__WRITTEN TASK__
Give back the lines exactly, from the first one to the line with "p.yaxis.visible = False", both ends included.

+++ PROVIDED INFORMATION +++

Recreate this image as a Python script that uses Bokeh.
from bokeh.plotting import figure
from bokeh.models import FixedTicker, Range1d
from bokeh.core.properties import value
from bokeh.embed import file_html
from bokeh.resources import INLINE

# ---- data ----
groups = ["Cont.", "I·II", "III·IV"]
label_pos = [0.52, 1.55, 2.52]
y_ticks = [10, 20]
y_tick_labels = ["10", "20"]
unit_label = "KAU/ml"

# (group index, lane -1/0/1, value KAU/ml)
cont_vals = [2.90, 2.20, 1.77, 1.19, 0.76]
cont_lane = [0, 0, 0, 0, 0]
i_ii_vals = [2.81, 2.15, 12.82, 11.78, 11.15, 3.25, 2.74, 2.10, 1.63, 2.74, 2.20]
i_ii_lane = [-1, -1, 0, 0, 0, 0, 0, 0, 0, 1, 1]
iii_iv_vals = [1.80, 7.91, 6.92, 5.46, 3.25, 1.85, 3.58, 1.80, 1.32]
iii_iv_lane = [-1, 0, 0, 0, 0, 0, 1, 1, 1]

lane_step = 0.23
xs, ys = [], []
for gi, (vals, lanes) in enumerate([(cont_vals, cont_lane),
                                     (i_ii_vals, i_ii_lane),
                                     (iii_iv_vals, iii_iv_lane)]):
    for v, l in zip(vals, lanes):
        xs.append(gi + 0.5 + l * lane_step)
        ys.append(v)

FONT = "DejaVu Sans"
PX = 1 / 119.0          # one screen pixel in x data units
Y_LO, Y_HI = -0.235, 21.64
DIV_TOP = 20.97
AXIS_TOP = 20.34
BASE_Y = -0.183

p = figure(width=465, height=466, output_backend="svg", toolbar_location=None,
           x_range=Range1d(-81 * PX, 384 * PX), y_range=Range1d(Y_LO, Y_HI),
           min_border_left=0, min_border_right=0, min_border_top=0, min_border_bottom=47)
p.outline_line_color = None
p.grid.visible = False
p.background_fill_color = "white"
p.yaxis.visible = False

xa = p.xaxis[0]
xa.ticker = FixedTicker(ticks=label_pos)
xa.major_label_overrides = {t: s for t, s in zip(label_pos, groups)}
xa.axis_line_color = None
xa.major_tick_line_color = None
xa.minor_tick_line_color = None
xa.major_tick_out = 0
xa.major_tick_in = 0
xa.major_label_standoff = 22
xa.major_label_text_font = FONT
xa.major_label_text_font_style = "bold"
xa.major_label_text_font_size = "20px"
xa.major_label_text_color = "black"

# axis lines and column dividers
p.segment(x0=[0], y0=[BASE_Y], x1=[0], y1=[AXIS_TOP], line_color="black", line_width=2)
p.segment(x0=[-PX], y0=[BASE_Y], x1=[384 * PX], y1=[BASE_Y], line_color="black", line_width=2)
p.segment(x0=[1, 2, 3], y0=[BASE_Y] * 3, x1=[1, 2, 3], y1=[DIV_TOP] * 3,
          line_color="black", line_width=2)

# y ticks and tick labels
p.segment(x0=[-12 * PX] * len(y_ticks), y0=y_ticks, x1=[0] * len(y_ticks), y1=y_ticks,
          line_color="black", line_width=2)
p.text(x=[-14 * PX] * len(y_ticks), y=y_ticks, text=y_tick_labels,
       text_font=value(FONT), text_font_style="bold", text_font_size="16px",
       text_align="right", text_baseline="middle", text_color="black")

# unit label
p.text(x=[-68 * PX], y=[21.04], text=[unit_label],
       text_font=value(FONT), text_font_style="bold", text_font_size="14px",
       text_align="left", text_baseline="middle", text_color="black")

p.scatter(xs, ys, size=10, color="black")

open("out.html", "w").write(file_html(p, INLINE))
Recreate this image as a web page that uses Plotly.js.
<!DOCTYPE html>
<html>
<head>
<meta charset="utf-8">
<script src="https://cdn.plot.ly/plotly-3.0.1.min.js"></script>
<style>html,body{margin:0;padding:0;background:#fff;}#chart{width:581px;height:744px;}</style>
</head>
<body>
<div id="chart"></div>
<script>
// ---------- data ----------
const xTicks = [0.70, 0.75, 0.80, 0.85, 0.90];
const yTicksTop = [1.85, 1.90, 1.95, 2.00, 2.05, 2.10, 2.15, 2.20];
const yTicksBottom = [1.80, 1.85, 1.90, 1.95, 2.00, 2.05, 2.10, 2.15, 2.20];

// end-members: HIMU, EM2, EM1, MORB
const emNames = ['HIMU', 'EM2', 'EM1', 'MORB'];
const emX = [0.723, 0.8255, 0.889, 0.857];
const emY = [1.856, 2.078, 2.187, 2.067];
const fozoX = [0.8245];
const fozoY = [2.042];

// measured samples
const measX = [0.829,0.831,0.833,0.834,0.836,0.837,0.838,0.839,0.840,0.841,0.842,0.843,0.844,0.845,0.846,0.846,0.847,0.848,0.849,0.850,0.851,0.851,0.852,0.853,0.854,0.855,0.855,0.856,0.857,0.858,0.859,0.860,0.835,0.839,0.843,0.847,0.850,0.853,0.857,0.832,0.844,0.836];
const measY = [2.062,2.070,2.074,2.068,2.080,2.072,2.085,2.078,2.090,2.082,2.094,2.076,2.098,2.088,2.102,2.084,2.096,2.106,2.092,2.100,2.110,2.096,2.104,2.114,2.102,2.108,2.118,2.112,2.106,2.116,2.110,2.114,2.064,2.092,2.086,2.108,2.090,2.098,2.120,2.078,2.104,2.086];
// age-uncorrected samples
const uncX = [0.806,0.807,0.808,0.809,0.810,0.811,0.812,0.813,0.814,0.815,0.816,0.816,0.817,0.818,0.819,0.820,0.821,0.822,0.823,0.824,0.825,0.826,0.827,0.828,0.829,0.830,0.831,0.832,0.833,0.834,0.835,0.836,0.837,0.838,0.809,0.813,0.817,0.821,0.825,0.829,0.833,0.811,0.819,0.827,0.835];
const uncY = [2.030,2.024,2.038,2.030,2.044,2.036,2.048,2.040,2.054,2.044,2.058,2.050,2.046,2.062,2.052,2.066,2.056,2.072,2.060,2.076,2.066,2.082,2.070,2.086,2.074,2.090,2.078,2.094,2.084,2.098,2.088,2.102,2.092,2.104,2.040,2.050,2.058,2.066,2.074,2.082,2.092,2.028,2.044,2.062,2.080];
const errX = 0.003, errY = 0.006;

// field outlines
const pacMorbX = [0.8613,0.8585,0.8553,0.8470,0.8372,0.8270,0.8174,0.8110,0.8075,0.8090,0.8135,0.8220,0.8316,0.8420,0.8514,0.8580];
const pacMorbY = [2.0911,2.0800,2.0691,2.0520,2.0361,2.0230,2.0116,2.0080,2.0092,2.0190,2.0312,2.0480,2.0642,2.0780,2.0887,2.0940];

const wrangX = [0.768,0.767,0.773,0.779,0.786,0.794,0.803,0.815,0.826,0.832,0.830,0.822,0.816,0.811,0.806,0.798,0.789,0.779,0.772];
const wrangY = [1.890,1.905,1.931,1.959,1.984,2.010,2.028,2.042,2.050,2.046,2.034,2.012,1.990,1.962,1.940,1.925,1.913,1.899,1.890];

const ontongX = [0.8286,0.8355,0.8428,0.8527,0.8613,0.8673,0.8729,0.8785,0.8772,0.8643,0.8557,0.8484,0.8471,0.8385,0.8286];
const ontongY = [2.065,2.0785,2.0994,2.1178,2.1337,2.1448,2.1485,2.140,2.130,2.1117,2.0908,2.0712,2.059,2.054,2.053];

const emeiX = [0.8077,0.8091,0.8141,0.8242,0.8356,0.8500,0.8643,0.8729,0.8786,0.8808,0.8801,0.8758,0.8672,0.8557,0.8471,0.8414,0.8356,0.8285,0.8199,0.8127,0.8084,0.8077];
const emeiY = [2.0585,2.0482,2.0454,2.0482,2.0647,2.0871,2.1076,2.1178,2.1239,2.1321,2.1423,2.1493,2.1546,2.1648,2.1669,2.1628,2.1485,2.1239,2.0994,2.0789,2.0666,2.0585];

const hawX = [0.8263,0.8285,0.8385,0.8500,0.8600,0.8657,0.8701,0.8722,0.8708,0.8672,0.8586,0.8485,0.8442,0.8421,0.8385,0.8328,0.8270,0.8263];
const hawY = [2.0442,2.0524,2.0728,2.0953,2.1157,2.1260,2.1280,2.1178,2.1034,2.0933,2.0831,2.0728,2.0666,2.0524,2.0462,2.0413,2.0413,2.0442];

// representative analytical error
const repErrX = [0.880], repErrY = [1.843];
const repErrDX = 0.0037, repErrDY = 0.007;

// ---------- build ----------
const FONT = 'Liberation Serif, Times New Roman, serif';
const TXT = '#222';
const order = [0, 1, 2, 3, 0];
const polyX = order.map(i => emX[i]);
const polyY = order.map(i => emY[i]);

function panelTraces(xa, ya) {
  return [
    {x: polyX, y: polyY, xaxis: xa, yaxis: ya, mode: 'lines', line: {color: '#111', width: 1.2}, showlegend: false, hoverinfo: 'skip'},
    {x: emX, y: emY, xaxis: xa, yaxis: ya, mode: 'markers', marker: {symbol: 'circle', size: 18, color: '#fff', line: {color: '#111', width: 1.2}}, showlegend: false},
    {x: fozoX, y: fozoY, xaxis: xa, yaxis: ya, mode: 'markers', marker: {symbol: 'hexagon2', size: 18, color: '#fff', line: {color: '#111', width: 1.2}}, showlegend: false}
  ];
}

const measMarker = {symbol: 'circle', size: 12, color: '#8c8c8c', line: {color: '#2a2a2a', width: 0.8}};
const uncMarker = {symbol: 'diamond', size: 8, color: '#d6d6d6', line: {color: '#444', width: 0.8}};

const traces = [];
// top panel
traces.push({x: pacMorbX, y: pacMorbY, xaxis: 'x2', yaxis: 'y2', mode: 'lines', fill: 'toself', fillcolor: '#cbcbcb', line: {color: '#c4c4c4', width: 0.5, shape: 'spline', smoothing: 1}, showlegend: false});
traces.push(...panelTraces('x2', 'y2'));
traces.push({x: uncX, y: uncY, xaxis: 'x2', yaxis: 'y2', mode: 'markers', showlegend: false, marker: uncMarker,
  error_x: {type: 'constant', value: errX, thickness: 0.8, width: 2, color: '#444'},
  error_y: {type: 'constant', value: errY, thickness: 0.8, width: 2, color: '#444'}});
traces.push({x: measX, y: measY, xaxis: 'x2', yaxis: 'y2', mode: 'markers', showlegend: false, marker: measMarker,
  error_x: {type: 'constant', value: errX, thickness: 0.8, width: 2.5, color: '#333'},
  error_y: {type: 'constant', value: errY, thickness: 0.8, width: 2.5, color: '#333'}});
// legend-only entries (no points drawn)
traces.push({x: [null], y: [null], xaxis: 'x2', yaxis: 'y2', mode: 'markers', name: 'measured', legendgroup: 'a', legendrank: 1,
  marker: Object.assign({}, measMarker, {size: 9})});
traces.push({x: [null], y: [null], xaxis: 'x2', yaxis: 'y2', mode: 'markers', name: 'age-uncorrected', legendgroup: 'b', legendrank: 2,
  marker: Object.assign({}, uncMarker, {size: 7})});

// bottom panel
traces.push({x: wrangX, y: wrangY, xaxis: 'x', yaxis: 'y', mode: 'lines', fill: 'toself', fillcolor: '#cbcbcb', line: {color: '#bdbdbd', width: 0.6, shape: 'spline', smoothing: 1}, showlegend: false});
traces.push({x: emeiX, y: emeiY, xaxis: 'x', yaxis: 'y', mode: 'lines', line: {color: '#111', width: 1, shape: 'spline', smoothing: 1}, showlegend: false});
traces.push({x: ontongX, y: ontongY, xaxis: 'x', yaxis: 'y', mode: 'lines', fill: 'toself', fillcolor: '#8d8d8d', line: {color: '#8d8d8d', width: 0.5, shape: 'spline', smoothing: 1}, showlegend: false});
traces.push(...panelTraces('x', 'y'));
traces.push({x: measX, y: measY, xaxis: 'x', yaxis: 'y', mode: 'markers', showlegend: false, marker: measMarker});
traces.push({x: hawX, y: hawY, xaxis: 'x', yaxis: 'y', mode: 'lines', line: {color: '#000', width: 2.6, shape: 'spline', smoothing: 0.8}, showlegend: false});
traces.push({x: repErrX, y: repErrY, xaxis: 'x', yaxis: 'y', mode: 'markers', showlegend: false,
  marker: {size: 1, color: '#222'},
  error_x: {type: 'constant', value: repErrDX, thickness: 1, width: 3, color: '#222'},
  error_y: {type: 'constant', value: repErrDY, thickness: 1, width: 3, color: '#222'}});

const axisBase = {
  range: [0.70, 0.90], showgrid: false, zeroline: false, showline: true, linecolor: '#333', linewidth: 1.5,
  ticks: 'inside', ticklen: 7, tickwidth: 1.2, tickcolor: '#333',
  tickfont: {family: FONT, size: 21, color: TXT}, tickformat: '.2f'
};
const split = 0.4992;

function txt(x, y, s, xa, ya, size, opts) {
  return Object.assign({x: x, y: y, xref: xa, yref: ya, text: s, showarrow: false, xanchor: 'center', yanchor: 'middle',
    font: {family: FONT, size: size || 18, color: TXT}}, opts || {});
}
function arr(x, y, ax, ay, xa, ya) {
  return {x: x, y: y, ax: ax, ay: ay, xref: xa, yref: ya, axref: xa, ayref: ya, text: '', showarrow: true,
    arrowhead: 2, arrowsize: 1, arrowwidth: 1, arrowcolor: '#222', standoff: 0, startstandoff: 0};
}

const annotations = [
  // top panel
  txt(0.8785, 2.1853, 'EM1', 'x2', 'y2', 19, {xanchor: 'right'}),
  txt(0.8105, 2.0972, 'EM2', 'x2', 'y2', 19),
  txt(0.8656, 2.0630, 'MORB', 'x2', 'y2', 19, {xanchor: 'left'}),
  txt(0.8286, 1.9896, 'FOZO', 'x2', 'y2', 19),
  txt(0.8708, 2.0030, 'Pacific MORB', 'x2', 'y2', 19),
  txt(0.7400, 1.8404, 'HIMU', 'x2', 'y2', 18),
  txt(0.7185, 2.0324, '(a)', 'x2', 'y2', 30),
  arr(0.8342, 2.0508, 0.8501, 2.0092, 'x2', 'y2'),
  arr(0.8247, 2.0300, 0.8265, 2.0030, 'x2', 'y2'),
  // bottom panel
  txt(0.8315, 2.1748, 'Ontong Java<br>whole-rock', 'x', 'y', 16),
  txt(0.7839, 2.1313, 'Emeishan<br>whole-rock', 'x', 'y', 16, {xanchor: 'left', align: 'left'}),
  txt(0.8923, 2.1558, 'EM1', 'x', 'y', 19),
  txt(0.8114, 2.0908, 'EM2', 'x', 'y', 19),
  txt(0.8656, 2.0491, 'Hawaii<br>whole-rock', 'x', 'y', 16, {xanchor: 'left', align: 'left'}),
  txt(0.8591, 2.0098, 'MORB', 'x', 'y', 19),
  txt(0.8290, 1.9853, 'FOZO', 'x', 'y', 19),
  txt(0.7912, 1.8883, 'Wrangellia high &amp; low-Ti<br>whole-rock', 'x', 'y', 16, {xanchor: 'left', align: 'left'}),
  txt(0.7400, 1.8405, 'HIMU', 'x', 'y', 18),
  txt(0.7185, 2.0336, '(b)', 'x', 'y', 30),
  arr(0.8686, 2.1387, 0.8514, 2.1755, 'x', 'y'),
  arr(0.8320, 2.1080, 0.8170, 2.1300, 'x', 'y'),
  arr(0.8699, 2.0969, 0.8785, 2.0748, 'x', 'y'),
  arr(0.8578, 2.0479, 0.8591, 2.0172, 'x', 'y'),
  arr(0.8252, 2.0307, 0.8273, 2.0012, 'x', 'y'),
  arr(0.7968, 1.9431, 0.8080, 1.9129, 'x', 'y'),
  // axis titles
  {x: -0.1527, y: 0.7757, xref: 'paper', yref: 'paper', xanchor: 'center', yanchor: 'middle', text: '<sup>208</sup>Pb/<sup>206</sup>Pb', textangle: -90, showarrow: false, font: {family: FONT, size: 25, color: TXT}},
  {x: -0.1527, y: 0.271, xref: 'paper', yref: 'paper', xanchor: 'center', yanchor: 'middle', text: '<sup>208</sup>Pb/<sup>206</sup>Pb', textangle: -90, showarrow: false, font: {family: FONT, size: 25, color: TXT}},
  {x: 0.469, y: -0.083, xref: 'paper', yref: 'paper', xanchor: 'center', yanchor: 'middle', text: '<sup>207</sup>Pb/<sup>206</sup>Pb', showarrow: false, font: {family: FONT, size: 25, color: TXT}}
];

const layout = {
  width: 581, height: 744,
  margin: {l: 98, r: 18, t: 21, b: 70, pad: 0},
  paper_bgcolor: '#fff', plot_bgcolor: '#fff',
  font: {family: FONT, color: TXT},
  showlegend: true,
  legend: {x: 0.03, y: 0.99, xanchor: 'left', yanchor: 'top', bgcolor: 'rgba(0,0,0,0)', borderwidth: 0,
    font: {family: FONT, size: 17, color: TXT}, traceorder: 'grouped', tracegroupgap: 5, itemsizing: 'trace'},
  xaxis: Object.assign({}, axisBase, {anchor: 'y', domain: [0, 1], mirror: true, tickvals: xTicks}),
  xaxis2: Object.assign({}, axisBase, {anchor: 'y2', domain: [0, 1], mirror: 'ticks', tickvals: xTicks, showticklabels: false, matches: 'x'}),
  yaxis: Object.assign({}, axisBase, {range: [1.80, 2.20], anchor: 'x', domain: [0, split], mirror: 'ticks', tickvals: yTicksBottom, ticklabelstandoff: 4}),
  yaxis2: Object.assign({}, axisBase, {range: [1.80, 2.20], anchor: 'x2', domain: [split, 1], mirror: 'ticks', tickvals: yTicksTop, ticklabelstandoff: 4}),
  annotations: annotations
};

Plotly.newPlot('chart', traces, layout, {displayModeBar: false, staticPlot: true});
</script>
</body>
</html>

+++

__WRITTEN ANSWER__
Recreate this image as a Python script that uses Bokeh.
from bokeh.plotting import figure
from bokeh.models import FixedTicker, Range1d
from bokeh.core.properties import value
from bokeh.embed import file_html
from bokeh.resources import INLINE

# ---- data ----
groups = ["Cont.", "I·II", "III·IV"]
label_pos = [0.52, 1.55, 2.52]
y_ticks = [10, 20]
y_tick_labels = ["10", "20"]
unit_label = "KAU/ml"

# (group index, lane -1/0/1, value KAU/ml)
cont_vals = [2.90, 2.20, 1.77, 1.19, 0.76]
cont_lane = [0, 0, 0, 0, 0]
i_ii_vals = [2.81, 2.15, 12.82, 11.78, 11.15, 3.25, 2.74, 2.10, 1.63, 2.74, 2.20]
i_ii_lane = [-1, -1, 0, 0, 0, 0, 0, 0, 0, 1, 1]
iii_iv_vals = [1.80, 7.91, 6.92, 5.46, 3.25, 1.85, 3.58, 1.80, 1.32]
iii_iv_lane = [-1, 0, 0, 0, 0, 0, 1, 1, 1]

lane_step = 0.23
xs, ys = [], []
for gi, (vals, lanes) in enumerate([(cont_vals, cont_lane),
                                     (i_ii_vals, i_ii_lane),
                                     (iii_iv_vals, iii_iv_lane)]):
    for v, l in zip(vals, lanes):
        xs.append(gi + 0.5 + l * lane_step)
        ys.append(v)

FONT = "DejaVu Sans"
PX = 1 / 119.0          # one screen pixel in x data units
Y_LO, Y_HI = -0.235, 21.64
DIV_TOP = 20.97
AXIS_TOP = 20.34
BASE_Y = -0.183

p = figure(width=465, height=466, output_backend="svg", toolbar_location=None,
           x_range=Range1d(-81 * PX, 384 * PX), y_range=Range1d(Y_LO, Y_HI),
           min_border_left=0, min_border_right=0, min_border_top=0, min_border_bottom=47)
p.outline_line_color = None
p.grid.visible = False
p.background_fill_color = "white"
p.yaxis.visible = False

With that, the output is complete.